Bitcoin ain't it!
As admirers of Bitcoin cheer its All time High Valuations, one must remember Bitcoin is good innovation but it isn't going to work the way they say.
Bitcoin prices are very close to their All-time High in US Dollar terms. This has restarted the frenzy surrounding Bitcoin, with some predicting it will go to 1 Million dollars for one bitcoin.
I have admired the innovation of Bitcoin and have studied it carefully. Here are some quick pointers I want you to keep in mind while you buy Bitcoin:
Bitcoin is not a currency; it is an asset - a digital asset with a fixed supply. Hedgeye CEO Keith McCullough rightly puts it in the commodity group, considering its volatility characteristics and risk profile.
A fixed supply of Bitcoins is a limiting idea. Limiting the total amount of anything is a bad idea, particularly currency (competing with the role of the US Dollar) or store of value (competing with the role of Gold). A fixed supply is deflationary and bad for the economy. We need something that grows at a rate just a wee-bit higher rate than the world economy growth rate.
It is not about Trust. One of the claimed advantages of a distributed ledger system that underpins the Bitcoin ecosystem is that there is no necessity for a trusted institution to mediate a transaction. This is supposed to reduce the transaction costs and improve privacy. This is not true. In reality, you are removing a human trust arbiter with a black-box algorithmic trust arbiter. This is not a good way to deal with transactions.
It is about fixing responsibility. Instead of a trust-less system, you want a system with pin-point fixing of responsibility. When no one is responsible, it is a genuine free-for-all where might is right is the rule of the game. Rather we want someone specific, elected and answerable to the people who bears the responsibility for the system.
Bitcoin is not a store of value. It is a speculative asset, which is the antithesis of a store of value. The price of Bitcoin may reach 1 million, or it may reach zero, and such is the characteristic of a speculative asset, not of a store of value.

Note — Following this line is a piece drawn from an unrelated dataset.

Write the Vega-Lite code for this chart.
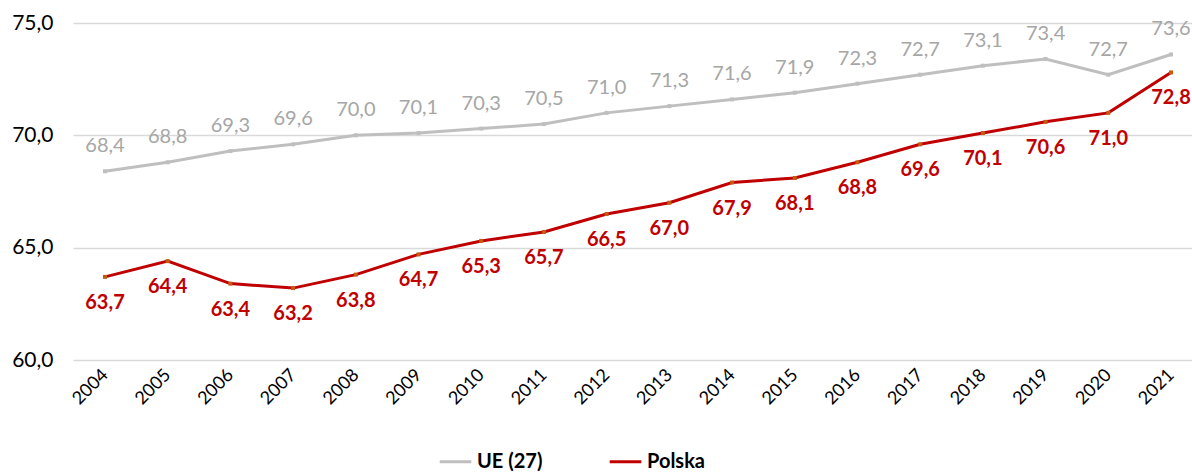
{
  "$schema": "https://vega.github.io/schema/vega-lite/v6.json",
  "width": 1119,
  "height": 337,
  "autosize": {"type": "none"},
  "padding": {"left": 73, "top": 23, "right": 0, "bottom": 115},
  "background": "white",
  "config": {
    "locale": {"number": {"decimal": ",", "thousands": " ", "grouping": [3], "currency": ["", " zł"]}},
    "view": {"stroke": null},
    "font": "Lato"
  },
  "data": {
    "values": [
      {"year": 2004, "series": "UE (27)", "value": 68.4},
      {"year": 2005, "series": "UE (27)", "value": 68.8},
      {"year": 2006, "series": "UE (27)", "value": 69.3},
      {"year": 2007, "series": "UE (27)", "value": 69.6},
      {"year": 2008, "series": "UE (27)", "value": 70.0},
      {"year": 2009, "series": "UE (27)", "value": 70.1},
      {"year": 2010, "series": "UE (27)", "value": 70.3},
      {"year": 2011, "series": "UE (27)", "value": 70.5},
      {"year": 2012, "series": "UE (27)", "value": 71.0},
      {"year": 2013, "series": "UE (27)", "value": 71.3},
      {"year": 2014, "series": "UE (27)", "value": 71.6},
      {"year": 2015, "series": "UE (27)", "value": 71.9},
      {"year": 2016, "series": "UE (27)", "value": 72.3},
      {"year": 2017, "series": "UE (27)", "value": 72.7},
      {"year": 2018, "series": "UE (27)", "value": 73.1},
      {"year": 2019, "series": "UE (27)", "value": 73.4},
      {"year": 2020, "series": "UE (27)", "value": 72.7},
      {"year": 2021, "series": "UE (27)", "value": 73.6},
      {"year": 2004, "series": "Polska", "value": 63.7},
      {"year": 2005, "series": "Polska", "value": 64.4},
      {"year": 2006, "series": "Polska", "value": 63.4},
      {"year": 2007, "series": "Polska", "value": 63.2},
      {"year": 2008, "series": "Polska", "value": 63.8},
      {"year": 2009, "series": "Polska", "value": 64.7},
      {"year": 2010, "series": "Polska", "value": 65.3},
      {"year": 2011, "series": "Polska", "value": 65.7},
      {"year": 2012, "series": "Polska", "value": 66.5},
      {"year": 2013, "series": "Polska", "value": 67.0},
      {"year": 2014, "series": "Polska", "value": 67.9},
      {"year": 2015, "series": "Polska", "value": 68.1},
      {"year": 2016, "series": "Polska", "value": 68.8},
      {"year": 2017, "series": "Polska", "value": 69.6},
      {"year": 2018, "series": "Polska", "value": 70.1},
      {"year": 2019, "series": "Polska", "value": 70.6},
      {"year": 2020, "series": "Polska", "value": 71.0},
      {"year": 2021, "series": "Polska", "value": 72.8}
    ]
  },
  "encoding": {
    "x": {
      "field": "year",
      "type": "quantitative",
      "scale": {"domain": [2003.49, 2021.335], "nice": false, "zero": false},
      "axis": {
        "title": null,
        "values": [2004,2005,2006,2007,2008,2009,2010,2011,2012,2013,2014,2015,2016,2017,2018,2019,2020,2021],
        "format": "d",
        "labelAngle": -45,
        "labelAlign": "right",
        "labelBaseline": "middle",
        "labelFontSize": 18,
        "labelColor": "#000000",
        "labelFont": "Lato",
        "labelPadding": 12,
        "grid": false,
        "domain": false,
        "ticks": false,
        "labelOverlap": false
      }
    },
    "y": {
      "field": "value",
      "type": "quantitative",
      "scale": {"domain": [60, 75], "nice": false, "zero": false},
      "axis": {
        "title": null,
        "values": [60, 65, 70, 75],
        "format": ".1f",
        "labelFontSize": 21,
        "labelColor": "#000000",
        "labelFont": "Lato",
        "labelPadding": 20,
        "grid": true,
        "gridColor": "#d9d9d9",
        "gridWidth": 1.3,
        "domain": false,
        "ticks": false
      }
    }
  },
  "layer": [
    {
      "mark": {"type": "line", "strokeWidth": 3},
      "encoding": {
        "color": {
          "field": "series",
          "type": "nominal",
          "scale": {"domain": ["UE (27)", "Polska"], "range": ["#bfbfbf", "#c00000"]},
          "legend": {
            "title": null,
            "orient": "none",
            "direction": "horizontal",
            "legendX": 365,
            "legendY": 421,
            "symbolType": "stroke",
            "symbolStrokeWidth": 3,
            "symbolSize": 1000,
            "labelFontSize": 20,
            "labelFontWeight": "bold",
            "labelColor": "#000000",
            "labelFont": "Lato",
            "labelOffset": 4,
            "columnPadding": 60
          }
        }
      }
    },
    {
      "mark": {"type": "point", "shape": "square", "filled": true, "size": 16, "opacity": 1},
      "encoding": {
        "color": {
          "field": "series",
          "type": "nominal",
          "scale": {"domain": ["UE (27)", "Polska"], "range": ["#bfbfbf", "#c55a11"]},
          "legend": null
        }
      }
    },
    {
      "transform": [{"filter": "datum.series === 'UE (27)'"}],
      "mark": {"type": "text", "dy": -25, "fontSize": 20, "color": "#a6a6a6", "font": "Lato"},
      "encoding": {"text": {"field": "value", "type": "quantitative", "format": ".1f"}}
    },
    {
      "transform": [{"filter": "datum.series === 'Polska'"}],
      "mark": {"type": "text", "dy": 26, "fontSize": 20, "fontWeight": "bold", "color": "#c00000", "font": "Lato"},
      "encoding": {"text": {"field": "value", "type": "quantitative", "format": ".1f"}}
    }
  ],
  "resolve": {"scale": {"color": "independent"}}
}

Other “Coins” with similar issues are in the same boat. No, they are no different. If they have same problems they cannot be currency nor can they be store of value.
Smart Contracts are not yet smart and not yet auto-enforceable. I have hope about possible use in Smart Contracts but there is a long way to go. “Performance of contract” is a wide and interpretive field. Some contracts lend themselves to easy determination as to whether contracts are performed or not, most do not. Disputes often arise and need a mechanism to settle. But this application will not be linked to Bitcoin or its ilk. I suspect it will work by applying elements of the Bitcoin system with Government currency like US Dollar. Even for this we will need auditing institutions that we will have to trust.